++++ Dataset excerpt

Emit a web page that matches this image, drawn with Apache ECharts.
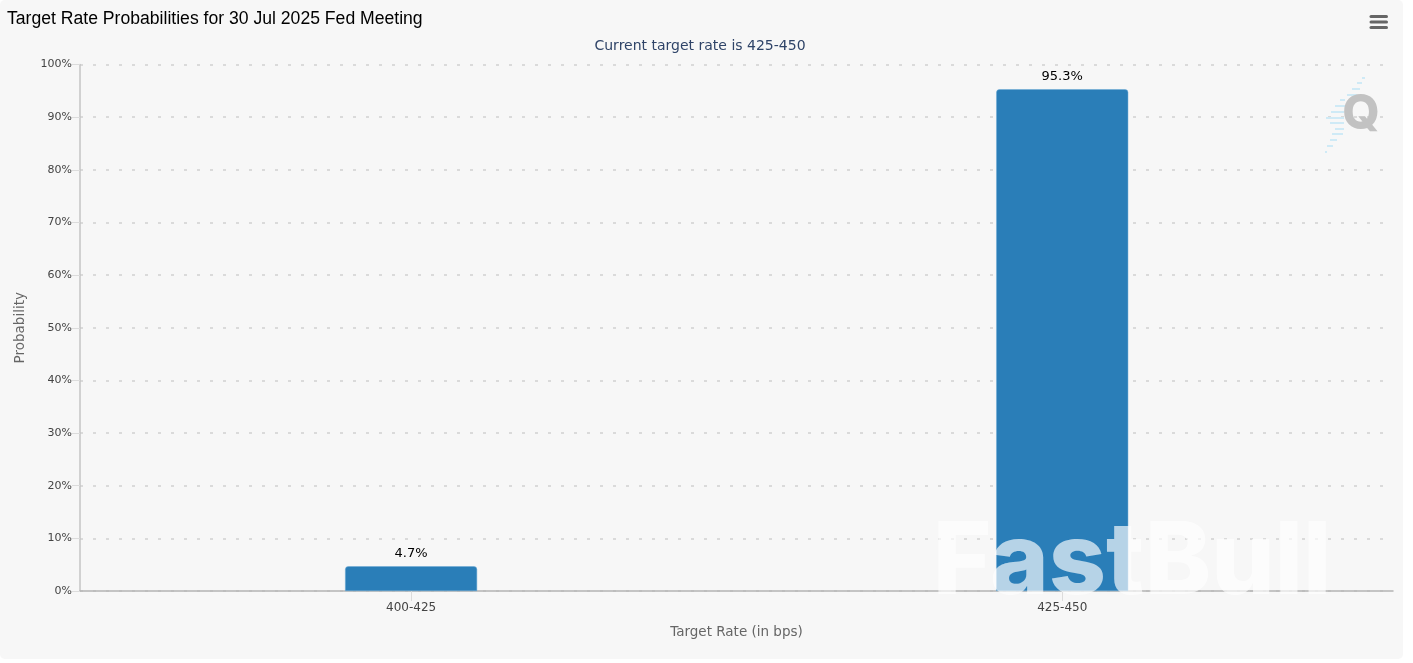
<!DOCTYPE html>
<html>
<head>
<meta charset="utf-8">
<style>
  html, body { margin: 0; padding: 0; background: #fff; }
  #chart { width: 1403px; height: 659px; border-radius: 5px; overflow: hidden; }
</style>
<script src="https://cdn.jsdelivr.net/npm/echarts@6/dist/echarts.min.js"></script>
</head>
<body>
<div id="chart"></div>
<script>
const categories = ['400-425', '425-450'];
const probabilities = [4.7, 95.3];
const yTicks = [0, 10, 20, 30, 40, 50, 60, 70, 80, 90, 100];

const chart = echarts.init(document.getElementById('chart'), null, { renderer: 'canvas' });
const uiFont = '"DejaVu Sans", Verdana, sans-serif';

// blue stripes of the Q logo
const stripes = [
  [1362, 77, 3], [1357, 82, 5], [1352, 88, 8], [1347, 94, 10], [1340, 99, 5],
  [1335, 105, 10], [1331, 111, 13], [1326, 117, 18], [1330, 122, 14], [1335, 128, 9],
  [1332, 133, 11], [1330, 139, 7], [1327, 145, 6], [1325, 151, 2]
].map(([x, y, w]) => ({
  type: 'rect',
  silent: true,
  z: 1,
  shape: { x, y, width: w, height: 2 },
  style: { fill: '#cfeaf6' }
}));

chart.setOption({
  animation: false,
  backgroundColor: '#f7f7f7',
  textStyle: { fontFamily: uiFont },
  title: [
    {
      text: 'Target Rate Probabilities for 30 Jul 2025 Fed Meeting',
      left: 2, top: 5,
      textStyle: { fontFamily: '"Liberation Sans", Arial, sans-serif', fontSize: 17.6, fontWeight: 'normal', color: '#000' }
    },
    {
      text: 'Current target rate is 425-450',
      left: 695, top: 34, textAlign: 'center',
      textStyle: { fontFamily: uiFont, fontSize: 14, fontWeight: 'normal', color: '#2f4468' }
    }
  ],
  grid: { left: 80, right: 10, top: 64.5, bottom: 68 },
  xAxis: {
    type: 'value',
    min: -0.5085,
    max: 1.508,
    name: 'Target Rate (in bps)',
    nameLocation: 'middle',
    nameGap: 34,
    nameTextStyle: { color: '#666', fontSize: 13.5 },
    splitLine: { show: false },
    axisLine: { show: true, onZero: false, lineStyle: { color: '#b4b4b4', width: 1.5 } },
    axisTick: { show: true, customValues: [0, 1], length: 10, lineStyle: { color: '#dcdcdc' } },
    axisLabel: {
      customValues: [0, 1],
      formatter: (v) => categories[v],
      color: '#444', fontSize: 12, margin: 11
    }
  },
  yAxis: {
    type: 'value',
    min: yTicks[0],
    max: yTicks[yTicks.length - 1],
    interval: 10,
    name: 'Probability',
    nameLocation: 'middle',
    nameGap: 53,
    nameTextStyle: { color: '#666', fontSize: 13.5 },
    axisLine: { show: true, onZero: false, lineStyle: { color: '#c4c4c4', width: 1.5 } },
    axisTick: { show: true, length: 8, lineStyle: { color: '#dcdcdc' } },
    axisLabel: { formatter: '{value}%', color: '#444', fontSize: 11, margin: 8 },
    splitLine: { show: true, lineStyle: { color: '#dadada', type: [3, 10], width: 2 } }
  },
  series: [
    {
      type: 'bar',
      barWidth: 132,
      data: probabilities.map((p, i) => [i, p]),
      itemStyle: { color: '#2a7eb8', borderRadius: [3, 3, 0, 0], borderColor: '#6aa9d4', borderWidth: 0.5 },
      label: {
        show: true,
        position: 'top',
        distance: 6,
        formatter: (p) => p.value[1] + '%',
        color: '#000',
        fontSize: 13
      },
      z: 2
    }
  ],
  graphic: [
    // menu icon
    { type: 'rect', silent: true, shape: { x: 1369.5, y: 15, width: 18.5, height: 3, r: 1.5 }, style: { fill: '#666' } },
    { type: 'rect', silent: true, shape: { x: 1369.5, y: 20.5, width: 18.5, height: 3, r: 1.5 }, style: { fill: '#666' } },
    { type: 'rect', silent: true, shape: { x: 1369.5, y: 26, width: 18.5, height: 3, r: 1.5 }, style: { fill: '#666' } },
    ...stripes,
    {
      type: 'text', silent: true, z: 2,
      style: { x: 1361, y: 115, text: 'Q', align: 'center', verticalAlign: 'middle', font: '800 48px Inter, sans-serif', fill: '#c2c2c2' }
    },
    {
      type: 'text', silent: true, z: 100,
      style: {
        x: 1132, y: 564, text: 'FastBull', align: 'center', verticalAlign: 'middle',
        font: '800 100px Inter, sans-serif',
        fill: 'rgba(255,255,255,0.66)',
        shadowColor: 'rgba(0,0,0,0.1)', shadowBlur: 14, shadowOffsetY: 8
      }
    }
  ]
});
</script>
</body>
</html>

++++++++

Task requirements
Copy out all the data exactly; skip the pictures.

Output of the task
Emit a web page that matches this image, drawn with Apache ECharts.
<!DOCTYPE html>
<html>
<head>
<meta charset="utf-8">
<style>
  html, body { margin: 0; padding: 0; background: #fff; }
  #chart { width: 1403px; height: 659px; border-radius: 5px; overflow: hidden; }
</style>
<script src="https://cdn.jsdelivr.net/npm/echarts@6/dist/echarts.min.js"></script>
</head>
<body>
<div id="chart"></div>
<script>
const categories = ['400-425', '425-450'];
const probabilities = [4.7, 95.3];
const yTicks = [0, 10, 20, 30, 40, 50, 60, 70, 80, 90, 100];

const chart = echarts.init(document.getElementById('chart'), null, { renderer: 'canvas' });
const uiFont = '"DejaVu Sans", Verdana, sans-serif';

// blue stripes of the Q logo
const stripes = [
  [1362, 77, 3], [1357, 82, 5], [1352, 88, 8], [1347, 94, 10], [1340, 99, 5],
  [1335, 105, 10], [1331, 111, 13], [1326, 117, 18], [1330, 122, 14], [1335, 128, 9],
  [1332, 133, 11], [1330, 139, 7], [1327, 145, 6], [1325, 151, 2]
].map(([x, y, w]) => ({
  type: 'rect',
  silent: true,
  z: 1,
  shape: { x, y, width: w, height: 2 },
  style: { fill: '#cfeaf6' }
}));

chart.setOption({
  animation: false,
  backgroundColor: '#f7f7f7',
  textStyle: { fontFamily: uiFont },
  title: [
    {
      text: 'Target Rate Probabilities for 30 Jul 2025 Fed Meeting',
      left: 2, top: 5,
      textStyle: { fontFamily: '"Liberation Sans", Arial, sans-serif', fontSize: 17.6, fontWeight: 'normal', color: '#000' }
    },
    {
      text: 'Current target rate is 425-450',
      left: 695, top: 34, textAlign: 'center',
      textStyle: { fontFamily: uiFont, fontSize: 14, fontWeight: 'normal', color: '#2f4468' }
    }
  ],
  grid: { left: 80, right: 10, top: 64.5, bottom: 68 },
  xAxis: {
    type: 'value',
    min: -0.5085,
    max: 1.508,
    name: 'Target Rate (in bps)',
    nameLocation: 'middle',
    nameGap: 34,
    nameTextStyle: { color: '#666', fontSize: 13.5 },
    splitLine: { show: false },
    axisLine: { show: true, onZero: false, lineStyle: { color: '#b4b4b4', width: 1.5 } },
    axisTick: { show: true, customValues: [0, 1], length: 10, lineStyle: { color: '#dcdcdc' } },
    axisLabel: {
      customValues: [0, 1],
      formatter: (v) => categories[v],
      color: '#444', fontSize: 12, margin: 11
    }
  },
  yAxis: {
    type: 'value',
    min: yTicks[0],
    max: yTicks[yTicks.length - 1],
    interval: 10,
    name: 'Probability',
    nameLocation: 'middle',
    nameGap: 53,
    nameTextStyle: { color: '#666', fontSize: 13.5 },
    axisLine: { show: true, onZero: false, lineStyle: { color: '#c4c4c4', width: 1.5 } },
    axisTick: { show: true, length: 8, lineStyle: { color: '#dcdcdc' } },
    axisLabel: { formatter: '{value}%', color: '#444', fontSize: 11, margin: 8 },
    splitLine: { show: true, lineStyle: { color: '#dadada', type: [3, 10], width: 2 } }
  },
  series: [
    {
      type: 'bar',
      barWidth: 132,
      data: probabilities.map((p, i) => [i, p]),
      itemStyle: { color: '#2a7eb8', borderRadius: [3, 3, 0, 0], borderColor: '#6aa9d4', borderWidth: 0.5 },
      label: {
        show: true,
        position: 'top',
        distance: 6,
        formatter: (p) => p.value[1] + '%',
        color: '#000',
        fontSize: 13
      },
      z: 2
    }
  ],
  graphic: [
    // menu icon
    { type: 'rect', silent: true, shape: { x: 1369.5, y: 15, width: 18.5, height: 3, r: 1.5 }, style: { fill: '#666' } },
    { type: 'rect', silent: true, shape: { x: 1369.5, y: 20.5, width: 18.5, height: 3, r: 1.5 }, style: { fill: '#666' } },
    { type: 'rect', silent: true, shape: { x: 1369.5, y: 26, width: 18.5, height: 3, r: 1.5 }, style: { fill: '#666' } },
    ...stripes,
    {
      type: 'text', silent: true, z: 2,
      style: { x: 1361, y: 115, text: 'Q', align: 'center', verticalAlign: 'middle', font: '800 48px Inter, sans-serif', fill: '#c2c2c2' }
    },
    {
      type: 'text', silent: true, z: 100,
      style: {
        x: 1132, y: 564, text: 'FastBull', align: 'center', verticalAlign: 'middle',
        font: '800 100px Inter, sans-serif',
        fill: 'rgba(255,255,255,0.66)',
        shadowColor: 'rgba(0,0,0,0.1)', shadowBlur: 14, shadowOffsetY: 8
      }
    }
  ]
});
</script>
</body>
</html>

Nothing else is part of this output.